Acupuncture is one modality of traditional Chinese medicine. Another is moxibustion, “which never gets the credit that it deserves,” Vodden said. “Moxa is an herb, mugwort. We burn the mugwort, and that term to burn the mugwort is called moxibustion. It is used extensively for all sorts of conditions -- pain, fatigue, lots of things.”
Vodden said it could be administered directly on the body, called direct moxa, or more commonly, indirect moxa. “Moxibustion moves energy. It warms,” he said. He explained that in Chinese medicine, there are six types of pain such as damp pain, cold pain, hot pain, and wind pain and that moxibustion works very well for a condition that is cold or damp because it's warm and dry.
”Another way we use this is for breech babies,” Vodden said. “You can flip a breech baby by burning moxa cones on the tip of the little toe. And I've done it a hundred times. It's amazing.”
Cupping is another modality involving the placement of small glass cups on the skin that create suction. “This is something Western medicine used to do, and they stopped doing it...so the only people using cupping these days are acupuncturists,” Vodden said. He noted that cupping could be helpful for several things, including pain and lung conditions. Because the cup creates suction, he said, “If you put it over the lung points, it helps open the lungs up.”
Nutrition, both Western and Chinese, also plays an important part in the array of modalities Vodden uses, and another, he said, is Chinese herbology. “It's not 50 percent of what I end up doing in practice, but it's 50 percent of our education,” he said. “Chinese herbology can treat any disease known.”

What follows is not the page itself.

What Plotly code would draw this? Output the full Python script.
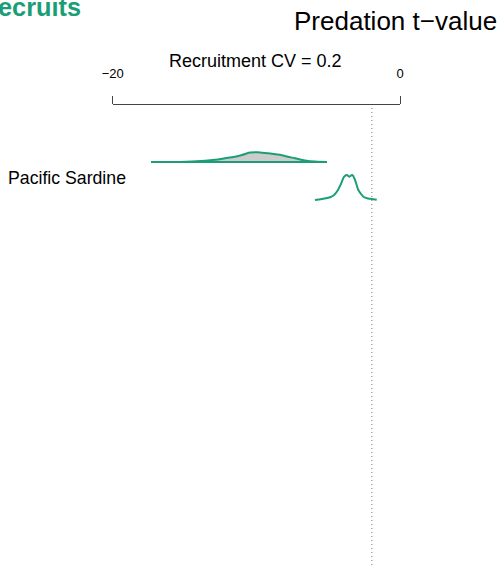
import plotly.graph_objects as go

# ---- data -------------------------------------------------------------
species = ["Pacific Sardine"]
panel_title = "Recruitment CV = 0.2"
axis_title = "Predation t\u2212value"
group_title = "Recruits"
tick_vals = [-20, 0]
tick_text = ["\u221220", "0"]
critical_t = -1.96

# reference distribution (grey, filled)
ref_t = [-17.33, -15.32, -13.57, -12.88, -12.18, -11.49, -11.00, -10.44, -9.88,
         -9.40, -8.91, -8.35, -7.87, -7.31, -6.61, -5.92, -5.08]
ref_dens = [0.000, 0.001, 0.017, 0.029, 0.049, 0.070, 0.092, 0.124, 0.128,
            0.118, 0.109, 0.095, 0.072, 0.049, 0.020, 0.005, 0.000]

# Pacific Sardine distribution (green line)
sar_t = [-5.92, -5.43, -4.87, -4.59, -4.32, -4.11, -3.90, -3.71, -3.53,
         -3.32, -3.13, -2.90, -2.71, -2.55, -2.23, -1.97, -1.62]
sar_dens = [0.001, 0.013, 0.036, 0.066, 0.132, 0.211, 0.303, 0.329, 0.307,
            0.329, 0.263, 0.132, 0.079, 0.043, 0.020, 0.013, 0.004]

# ---- styling ----------------------------------------------------------
W, H = 503, 565
GREEN = "#1b9e77"
FONT = "Liberation Sans, Arial, sans-serif"
ridge_scale = 2.0          # row units per density unit
ref_row, sar_row = 0.0, -1.0
axis_px_top = 105

fig = go.Figure()

fig.add_trace(go.Scatter(
    x=ref_t, y=[ref_row + ridge_scale * d for d in ref_dens],
    mode="lines", line=dict(color=GREEN, width=2, shape="spline"),
    fill="toself", fillcolor="#cccccc", hoverinfo="skip", showlegend=False))
fig.add_trace(go.Scatter(
    x=[ref_t[0], ref_t[-1]], y=[ref_row, ref_row],
    mode="lines", line=dict(color=GREEN, width=2),
    hoverinfo="skip", showlegend=False))

fig.add_trace(go.Scatter(
    x=sar_t, y=[sar_row + ridge_scale * d for d in sar_dens],
    mode="lines", line=dict(color=GREEN, width=2, shape="spline"),
    hoverinfo="skip", showlegend=False))

# group heading, clipped at the page edge by a full-page subplot
fig.add_trace(go.Scatter(
    x=[0.161], y=[0.983], xaxis="x2", yaxis="y2",
    mode="text", text=["<b>" + group_title + "</b>"],
    textposition="middle left", cliponaxis=True,
    textfont=dict(size=25.3, color=GREEN, family=FONT),
    hoverinfo="skip", showlegend=False))

# critical value reference line
fig.add_shape(type="line", xref="x", yref="y domain",
              x0=critical_t, x1=critical_t, y0=0, y1=1,
              line=dict(color="#777777", width=1, dash="1px,3px"))

fig.update_layout(
    template="none",
    width=W, height=H,
    margin=dict(l=0, r=0, t=0, b=0, pad=0, autoexpand=False),
    paper_bgcolor="white", plot_bgcolor="rgba(0,0,0,0)",
    font=dict(family=FONT, color="black"),
    showlegend=False,
    xaxis=dict(domain=[112.7 / W, 400 / W], range=[-20, 0], side="top",
               showline=True, linecolor="#444444", linewidth=1,
               ticks="outside", ticklen=8, tickwidth=1, tickcolor="#444444",
               tickvals=tick_vals, ticktext=tick_text,
               tickfont=dict(size=13, color="black"),
               ticklabelstandoff=13, automargin=False,
               showgrid=False, zeroline=False, fixedrange=True),
    yaxis=dict(domain=[0, 1 - axis_px_top / H],
               range=[1.5 - (H - axis_px_top) / 38.0, 1.5],
               visible=False, showgrid=False, zeroline=False,
               automargin=False, fixedrange=True),
    xaxis2=dict(domain=[0, 1], range=[0, 1], visible=False,
                automargin=False, anchor="y2", fixedrange=True),
    yaxis2=dict(domain=[0, 1], range=[0, 1], visible=False,
                automargin=False, anchor="x2", fixedrange=True),
    annotations=[
        dict(text=axis_title, xref="paper", yref="paper",
             x=499 / W, y=1 - 21 / H, xanchor="right", yanchor="middle",
             showarrow=False, font=dict(size=26, color="black")),
        dict(text=panel_title, xref="paper", yref="paper",
             x=256 / W, y=1 - 61 / H, xanchor="center", yanchor="middle",
             showarrow=False, font=dict(size=18, color="black")),
        dict(text=species[0], xref="paper", yref="paper",
             x=6 / W, y=1 - 178 / H, xanchor="left", yanchor="middle",
             showarrow=False, font=dict(size=17.7, color="black")),
    ],
)

fig.write_html("out.html")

As a practitioner of traditional Chinese medicine, Vodden said he also interacts with allopathic physicians “all the time.” While he's not a licensed doctor, he said, he is considered a licensed physician who can, for example, order blood work, X-rays, and MRIs. “We diagnose differently in Chinese medicine, and that's an important aspect of what I do,” he said. “I'm trained in Western medicine because I have to be. I have to know what your blood work says. I have to know what the MRI says and what the X-ray says. And I have to talk to your doctor.”
”Obviously, if you need surgery, I'm the wrong place to come,” he continued. “But immediately after the surgery or before the surgery, I can be very effective...if you get in a car accident and break a bone, you've got to go to the hospital. But we can treat immediately after that.”
However, for many other disorders that don't fall into those categories, “We are always considered the last resort,” Vodden said of traditional Chinese medicine. “People come to us as a last resort, and I get great results with people who come to me as a last resort. Imagine the results that I would get if I was the first resort.”